Indonesia is not participating in the regatta. Australia is sending eight yachts, while New Zeland is sending five. Malaysia has four yachts, England will have three and Germany will have two in the race. France, Italy, the Netherlands and Thailand each have one yacht.
“They will start from Phuket on Tuesday. On September 16, participants will head for Sabang. Hopefully the first yacht will finish in Sabang on September 19,” Islamuddin said.
Participants will spend two days, after a welcoming ceremony on Sept. 20, visiting tourist attractions such as Gapang, Ipoh beach and Rubiah island.
On Sept. 21 and 22, contestants will participate in a race in Sabang Bay, which is the main event of the entire regatta.

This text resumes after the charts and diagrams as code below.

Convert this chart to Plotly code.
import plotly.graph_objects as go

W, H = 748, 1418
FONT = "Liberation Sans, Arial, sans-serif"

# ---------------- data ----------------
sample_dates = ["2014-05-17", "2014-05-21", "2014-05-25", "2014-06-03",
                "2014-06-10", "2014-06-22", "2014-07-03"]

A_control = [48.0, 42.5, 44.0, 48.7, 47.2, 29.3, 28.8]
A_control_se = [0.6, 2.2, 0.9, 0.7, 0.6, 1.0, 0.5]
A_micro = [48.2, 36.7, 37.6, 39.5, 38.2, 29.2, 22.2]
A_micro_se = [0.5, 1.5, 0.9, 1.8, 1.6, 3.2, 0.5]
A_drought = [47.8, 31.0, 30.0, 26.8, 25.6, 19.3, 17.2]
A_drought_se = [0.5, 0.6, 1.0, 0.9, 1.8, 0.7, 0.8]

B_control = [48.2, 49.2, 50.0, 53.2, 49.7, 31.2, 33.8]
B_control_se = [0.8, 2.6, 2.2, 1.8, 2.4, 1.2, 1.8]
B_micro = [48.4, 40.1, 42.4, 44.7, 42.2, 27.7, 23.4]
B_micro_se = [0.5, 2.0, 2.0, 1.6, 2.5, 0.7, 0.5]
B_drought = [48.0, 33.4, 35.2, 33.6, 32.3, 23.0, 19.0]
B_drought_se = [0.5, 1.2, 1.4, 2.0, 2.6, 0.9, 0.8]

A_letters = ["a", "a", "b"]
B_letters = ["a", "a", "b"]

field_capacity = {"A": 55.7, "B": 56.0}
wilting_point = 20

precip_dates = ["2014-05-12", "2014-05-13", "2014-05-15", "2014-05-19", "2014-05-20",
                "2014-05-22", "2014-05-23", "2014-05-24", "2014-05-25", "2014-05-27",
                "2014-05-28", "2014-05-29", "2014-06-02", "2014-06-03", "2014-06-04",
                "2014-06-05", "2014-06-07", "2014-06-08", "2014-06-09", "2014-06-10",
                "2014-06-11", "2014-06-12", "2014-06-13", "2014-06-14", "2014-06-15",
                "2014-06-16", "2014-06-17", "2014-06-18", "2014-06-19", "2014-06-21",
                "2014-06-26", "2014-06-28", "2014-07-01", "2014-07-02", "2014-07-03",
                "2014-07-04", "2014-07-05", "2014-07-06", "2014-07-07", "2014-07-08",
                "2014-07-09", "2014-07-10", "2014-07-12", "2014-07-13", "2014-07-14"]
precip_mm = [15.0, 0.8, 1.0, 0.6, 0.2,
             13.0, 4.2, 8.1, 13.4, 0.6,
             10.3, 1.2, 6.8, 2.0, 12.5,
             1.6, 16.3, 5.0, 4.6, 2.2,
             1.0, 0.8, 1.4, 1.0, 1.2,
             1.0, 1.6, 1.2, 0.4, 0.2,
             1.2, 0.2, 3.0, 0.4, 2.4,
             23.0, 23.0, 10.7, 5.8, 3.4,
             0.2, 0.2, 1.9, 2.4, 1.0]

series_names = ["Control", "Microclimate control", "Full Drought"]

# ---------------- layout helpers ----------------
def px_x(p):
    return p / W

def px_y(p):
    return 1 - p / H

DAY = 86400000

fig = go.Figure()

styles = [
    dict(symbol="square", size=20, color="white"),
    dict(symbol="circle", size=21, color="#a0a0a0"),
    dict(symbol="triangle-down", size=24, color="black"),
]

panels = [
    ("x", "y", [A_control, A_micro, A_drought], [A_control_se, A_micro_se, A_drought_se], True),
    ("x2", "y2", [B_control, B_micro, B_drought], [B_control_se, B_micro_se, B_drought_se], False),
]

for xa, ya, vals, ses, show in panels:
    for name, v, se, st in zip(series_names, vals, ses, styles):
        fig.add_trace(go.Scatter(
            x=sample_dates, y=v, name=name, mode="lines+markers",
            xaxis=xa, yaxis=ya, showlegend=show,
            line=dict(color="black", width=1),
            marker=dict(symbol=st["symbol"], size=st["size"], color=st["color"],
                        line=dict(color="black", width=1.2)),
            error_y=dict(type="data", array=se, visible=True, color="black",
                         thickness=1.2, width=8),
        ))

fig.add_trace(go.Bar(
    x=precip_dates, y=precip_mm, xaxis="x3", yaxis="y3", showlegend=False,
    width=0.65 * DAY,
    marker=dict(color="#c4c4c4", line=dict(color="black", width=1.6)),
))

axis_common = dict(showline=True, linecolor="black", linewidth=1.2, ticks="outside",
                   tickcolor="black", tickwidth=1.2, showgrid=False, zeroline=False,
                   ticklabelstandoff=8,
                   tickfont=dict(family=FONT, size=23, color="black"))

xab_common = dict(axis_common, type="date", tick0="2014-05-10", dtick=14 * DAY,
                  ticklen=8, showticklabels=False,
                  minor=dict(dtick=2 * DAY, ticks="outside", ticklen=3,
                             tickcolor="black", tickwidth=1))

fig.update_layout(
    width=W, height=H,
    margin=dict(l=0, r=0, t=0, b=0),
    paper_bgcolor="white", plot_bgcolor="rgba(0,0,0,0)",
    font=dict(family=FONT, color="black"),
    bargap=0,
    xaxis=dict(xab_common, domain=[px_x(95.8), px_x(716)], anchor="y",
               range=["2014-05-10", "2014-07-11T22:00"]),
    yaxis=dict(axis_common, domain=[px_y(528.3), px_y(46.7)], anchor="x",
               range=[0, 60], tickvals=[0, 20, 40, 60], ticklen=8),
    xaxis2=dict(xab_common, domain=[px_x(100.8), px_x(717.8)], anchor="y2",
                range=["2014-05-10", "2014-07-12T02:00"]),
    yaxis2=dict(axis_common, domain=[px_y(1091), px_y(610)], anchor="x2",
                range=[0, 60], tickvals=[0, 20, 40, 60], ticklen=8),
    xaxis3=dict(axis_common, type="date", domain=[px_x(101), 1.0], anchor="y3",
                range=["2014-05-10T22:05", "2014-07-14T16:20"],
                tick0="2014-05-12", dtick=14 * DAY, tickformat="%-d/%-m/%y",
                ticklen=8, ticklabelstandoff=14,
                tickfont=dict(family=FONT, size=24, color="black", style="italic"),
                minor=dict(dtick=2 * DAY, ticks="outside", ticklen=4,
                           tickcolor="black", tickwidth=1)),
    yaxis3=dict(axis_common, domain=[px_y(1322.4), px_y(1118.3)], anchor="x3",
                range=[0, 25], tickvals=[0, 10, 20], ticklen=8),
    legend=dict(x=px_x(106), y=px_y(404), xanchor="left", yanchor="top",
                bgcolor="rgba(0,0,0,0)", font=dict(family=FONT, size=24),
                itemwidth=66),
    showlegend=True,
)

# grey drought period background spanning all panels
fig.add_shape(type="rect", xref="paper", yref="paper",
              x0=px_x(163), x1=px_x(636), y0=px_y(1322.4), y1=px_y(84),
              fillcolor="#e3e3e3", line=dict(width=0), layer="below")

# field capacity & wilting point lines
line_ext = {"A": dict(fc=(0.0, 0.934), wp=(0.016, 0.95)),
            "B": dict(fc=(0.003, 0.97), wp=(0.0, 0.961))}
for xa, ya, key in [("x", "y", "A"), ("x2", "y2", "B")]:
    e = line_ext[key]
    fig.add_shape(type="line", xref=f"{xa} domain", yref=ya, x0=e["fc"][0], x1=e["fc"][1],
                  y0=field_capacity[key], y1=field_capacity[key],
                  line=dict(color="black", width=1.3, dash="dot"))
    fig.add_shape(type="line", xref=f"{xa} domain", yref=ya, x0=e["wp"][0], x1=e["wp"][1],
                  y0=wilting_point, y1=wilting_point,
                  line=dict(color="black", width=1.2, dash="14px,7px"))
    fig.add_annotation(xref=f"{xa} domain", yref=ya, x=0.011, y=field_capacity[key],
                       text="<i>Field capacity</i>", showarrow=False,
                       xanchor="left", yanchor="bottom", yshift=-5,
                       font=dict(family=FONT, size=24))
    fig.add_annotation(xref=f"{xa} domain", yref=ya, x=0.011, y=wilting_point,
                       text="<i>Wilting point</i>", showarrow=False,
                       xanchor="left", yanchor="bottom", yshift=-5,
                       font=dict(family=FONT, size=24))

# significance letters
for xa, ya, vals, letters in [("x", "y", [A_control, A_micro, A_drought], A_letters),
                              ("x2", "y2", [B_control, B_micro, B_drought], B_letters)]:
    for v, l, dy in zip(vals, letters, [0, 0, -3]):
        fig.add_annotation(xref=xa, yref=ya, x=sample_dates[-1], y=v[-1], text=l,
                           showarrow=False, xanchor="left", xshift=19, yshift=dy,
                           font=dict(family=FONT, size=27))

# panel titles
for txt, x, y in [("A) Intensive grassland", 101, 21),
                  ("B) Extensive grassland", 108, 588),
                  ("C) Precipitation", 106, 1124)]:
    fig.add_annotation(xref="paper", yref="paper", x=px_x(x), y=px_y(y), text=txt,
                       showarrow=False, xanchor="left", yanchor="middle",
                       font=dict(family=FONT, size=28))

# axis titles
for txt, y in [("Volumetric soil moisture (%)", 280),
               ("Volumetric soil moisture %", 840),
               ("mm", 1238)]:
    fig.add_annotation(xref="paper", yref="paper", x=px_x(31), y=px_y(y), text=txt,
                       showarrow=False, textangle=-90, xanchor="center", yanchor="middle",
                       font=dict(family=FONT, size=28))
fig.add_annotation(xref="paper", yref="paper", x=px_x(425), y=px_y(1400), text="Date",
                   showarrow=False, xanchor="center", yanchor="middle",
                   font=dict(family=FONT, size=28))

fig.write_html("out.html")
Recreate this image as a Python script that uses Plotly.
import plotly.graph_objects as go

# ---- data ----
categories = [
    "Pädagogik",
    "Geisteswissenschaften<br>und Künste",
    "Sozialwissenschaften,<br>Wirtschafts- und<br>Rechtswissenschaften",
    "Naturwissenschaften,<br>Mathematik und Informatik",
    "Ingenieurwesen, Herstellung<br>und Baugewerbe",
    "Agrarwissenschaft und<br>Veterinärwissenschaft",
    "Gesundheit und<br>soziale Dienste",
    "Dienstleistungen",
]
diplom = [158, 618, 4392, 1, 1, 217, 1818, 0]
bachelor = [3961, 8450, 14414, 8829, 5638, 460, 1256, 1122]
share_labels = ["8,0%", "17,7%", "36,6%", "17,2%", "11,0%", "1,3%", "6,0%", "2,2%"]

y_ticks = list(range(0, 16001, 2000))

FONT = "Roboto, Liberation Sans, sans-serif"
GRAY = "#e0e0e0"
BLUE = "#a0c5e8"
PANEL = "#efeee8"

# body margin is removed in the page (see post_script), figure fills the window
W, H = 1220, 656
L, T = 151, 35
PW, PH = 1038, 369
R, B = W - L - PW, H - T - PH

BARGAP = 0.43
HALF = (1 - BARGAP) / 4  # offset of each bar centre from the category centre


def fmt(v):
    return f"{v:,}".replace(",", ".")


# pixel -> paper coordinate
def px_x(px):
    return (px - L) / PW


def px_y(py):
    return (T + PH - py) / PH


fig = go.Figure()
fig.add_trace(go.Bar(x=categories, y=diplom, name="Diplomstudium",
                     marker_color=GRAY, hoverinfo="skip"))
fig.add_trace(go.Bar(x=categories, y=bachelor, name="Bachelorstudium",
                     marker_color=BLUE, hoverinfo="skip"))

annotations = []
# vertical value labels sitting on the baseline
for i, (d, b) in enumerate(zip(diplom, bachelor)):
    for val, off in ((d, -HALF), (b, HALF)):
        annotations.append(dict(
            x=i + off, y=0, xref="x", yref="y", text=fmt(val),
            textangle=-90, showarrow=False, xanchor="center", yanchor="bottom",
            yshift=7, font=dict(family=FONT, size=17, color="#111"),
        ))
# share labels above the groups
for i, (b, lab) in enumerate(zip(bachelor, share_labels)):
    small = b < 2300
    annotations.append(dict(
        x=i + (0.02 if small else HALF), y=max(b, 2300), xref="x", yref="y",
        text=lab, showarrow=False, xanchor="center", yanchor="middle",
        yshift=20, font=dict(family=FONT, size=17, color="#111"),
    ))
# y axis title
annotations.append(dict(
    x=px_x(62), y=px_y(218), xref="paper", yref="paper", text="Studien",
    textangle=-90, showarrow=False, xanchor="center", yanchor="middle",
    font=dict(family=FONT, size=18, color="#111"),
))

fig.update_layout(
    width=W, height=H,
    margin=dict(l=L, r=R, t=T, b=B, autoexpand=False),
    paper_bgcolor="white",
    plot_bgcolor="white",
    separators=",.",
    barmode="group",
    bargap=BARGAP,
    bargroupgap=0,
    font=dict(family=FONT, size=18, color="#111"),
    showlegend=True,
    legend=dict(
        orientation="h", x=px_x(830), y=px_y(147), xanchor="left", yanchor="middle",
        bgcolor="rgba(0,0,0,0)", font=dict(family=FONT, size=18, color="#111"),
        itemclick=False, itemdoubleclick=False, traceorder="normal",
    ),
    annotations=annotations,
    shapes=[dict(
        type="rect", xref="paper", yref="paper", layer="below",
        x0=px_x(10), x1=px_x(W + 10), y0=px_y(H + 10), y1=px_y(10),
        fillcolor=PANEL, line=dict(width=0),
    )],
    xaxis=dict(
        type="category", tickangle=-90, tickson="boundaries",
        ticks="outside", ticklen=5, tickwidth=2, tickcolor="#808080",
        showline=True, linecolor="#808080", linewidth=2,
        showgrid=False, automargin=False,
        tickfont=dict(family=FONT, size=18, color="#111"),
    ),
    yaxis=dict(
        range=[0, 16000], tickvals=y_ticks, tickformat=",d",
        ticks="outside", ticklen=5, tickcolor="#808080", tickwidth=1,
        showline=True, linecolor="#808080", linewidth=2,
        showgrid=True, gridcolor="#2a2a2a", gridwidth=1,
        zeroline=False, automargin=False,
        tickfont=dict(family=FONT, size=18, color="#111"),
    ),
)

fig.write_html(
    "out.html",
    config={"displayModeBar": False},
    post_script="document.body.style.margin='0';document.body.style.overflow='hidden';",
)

The following day, participants will sail to Banda Aceh to participate in the tsunami memorial tour, visiting sites devastated by the 2004 tsunami as well as museums and landmarks to commemorate the catastrophe.
“We will continue to develop Sabang’s tourism, particularly other sectors besides maritime. We will focus on developing our arts and culture so tourists will not only see the beauty of our beaches but also enjoy Aceh’s impressive culture and traditional values,” Islamuddin said.
Sabang was one of the areas most devastated by the tsunami that hit Aceh in 2004. Firmansyah Rahim, the Ministry of Culture and Tourism’s director general of destination development, said earlier that the city had rebuilt its infrastructure to support tourism.
“We are trying to develop interesting travel packages to promote the region. It has lots of potential and many dive spots,” he said.
Firmansyah added that Sabang was being developed as one of 18 planned stopping points in Indonesia for luxury yachts.
Munawar Liza Zainal, the mayor of Sabang, said there were several economic selling points in Sabang not only appealing to travelers. Sabang also has much to offer potential investors.
“Unlike other districts, Sabang issues business permits itself so investors do not have to try to get them from the central government,” he said. “Sabang is also a duty-free island where we do not impose a luxury tax.”